O eterno mito de Nero Redivivus
A razão porque hoje aqui contamos o mito de Nero Redivivus * merece ser contada. Há algumas semanas vieram pedir-nos exemplos de um tipo de história lendária em que um rei desaparece mas se diz que voltará em alguma altura no futuro. Existem pelo menos dois exemplos muito significativos na nossa cultura ibérica (o nosso famoso Sebastianismo e o Rei Rodrigo), entre muitos outros pelo mundo fora (como o do Rei Artur e Avalon), e isto levou a que a mesma pessoa quisesse saber qual a versão mais antiga de uma história com essas características essenciais. Não é uma pergunta fácil de responder - até certo ponto, a vida de Jesus Cristo poderia ser incluída nessa categoria de potenciais histórias - mas uma das mais antigas versões que conhecemos merece ser apresentada aqui em virtude de possuir uma característica muito única e também pela sua influência significativa na cultura ocidental.
Neste tipo de histórias é vulgar que o monarca seja uma figura bondosa, um símbolo de esperança ou de uma época idílica que os crentes desejam que volte ao nosso mundo numa época presente ou futura. Porém, no caso do mito de Nero Redivivus, a história refere-se é, em alternativa, a uma figura maldosa que se pensava que voltaria no futuro para continuar o seu antigo reino de terror. Parece que toda essa trama derivou do facto de após a morte de Nero, em 68 d.C., terem surgido várias pessoas que diziam ser ele, e que em comum tinham habitualmente o facto de se parecerem com o falecido e tocarem lira, numa potencial alusão à agora famosa história do fogo de Roma.

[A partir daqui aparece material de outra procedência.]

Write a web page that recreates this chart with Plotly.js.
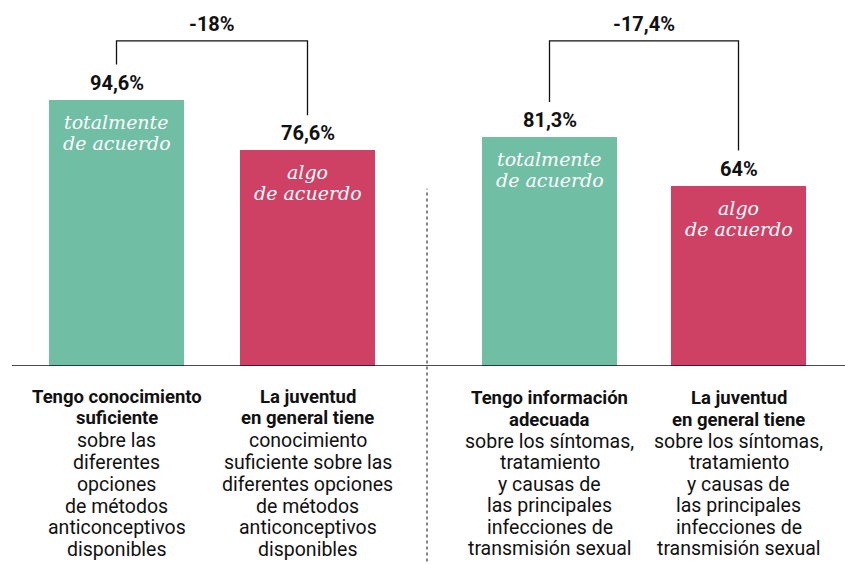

Se fosse só isto o que havia para dizer sobre o mito de Nero Redivivus e provavelmente nem lhe estaríamos a dedicar estas linhas. No entanto, nos Oráculos Sibilinos, em sequências aparentemente associáveis a finais do primeiro século da nossa era, surge primeiro a ideia, numa forma escrita, de que este Nero tinha fugido para uma terra distante e andava a juntar um enorme exército para regressar e destruir completamente Roma (ou todo o Império Romano, já que o objectivo de toda essa sua destruição não é claro). O que isto tem de muito interessante é que as sequências em questão parecem ter sido escritas mais ou menos na mesma época que o bíblico Livro do Apocalipse, em que este mesmo imperador pode ser identificado na figura da Prostituta da Babilónia e/ou do misterioso Anticristo, como Santo Agostinho o fez na sua Cidade de Deus. Por isso, mesmo que hoje já quase ninguém conheça o breve mito referido acima, em dada altura ele marcou tão significativamente a cultura ocidental que esta sua história mereceu ser colocada por escrito e ainda pode ser encontrada, de uma forma oblíqua, num texto bíblico que continua a ser lido nos nossos dias.
*- O Latim Redivivus pode aqui ser traduzido como "retornado" ou "regressado".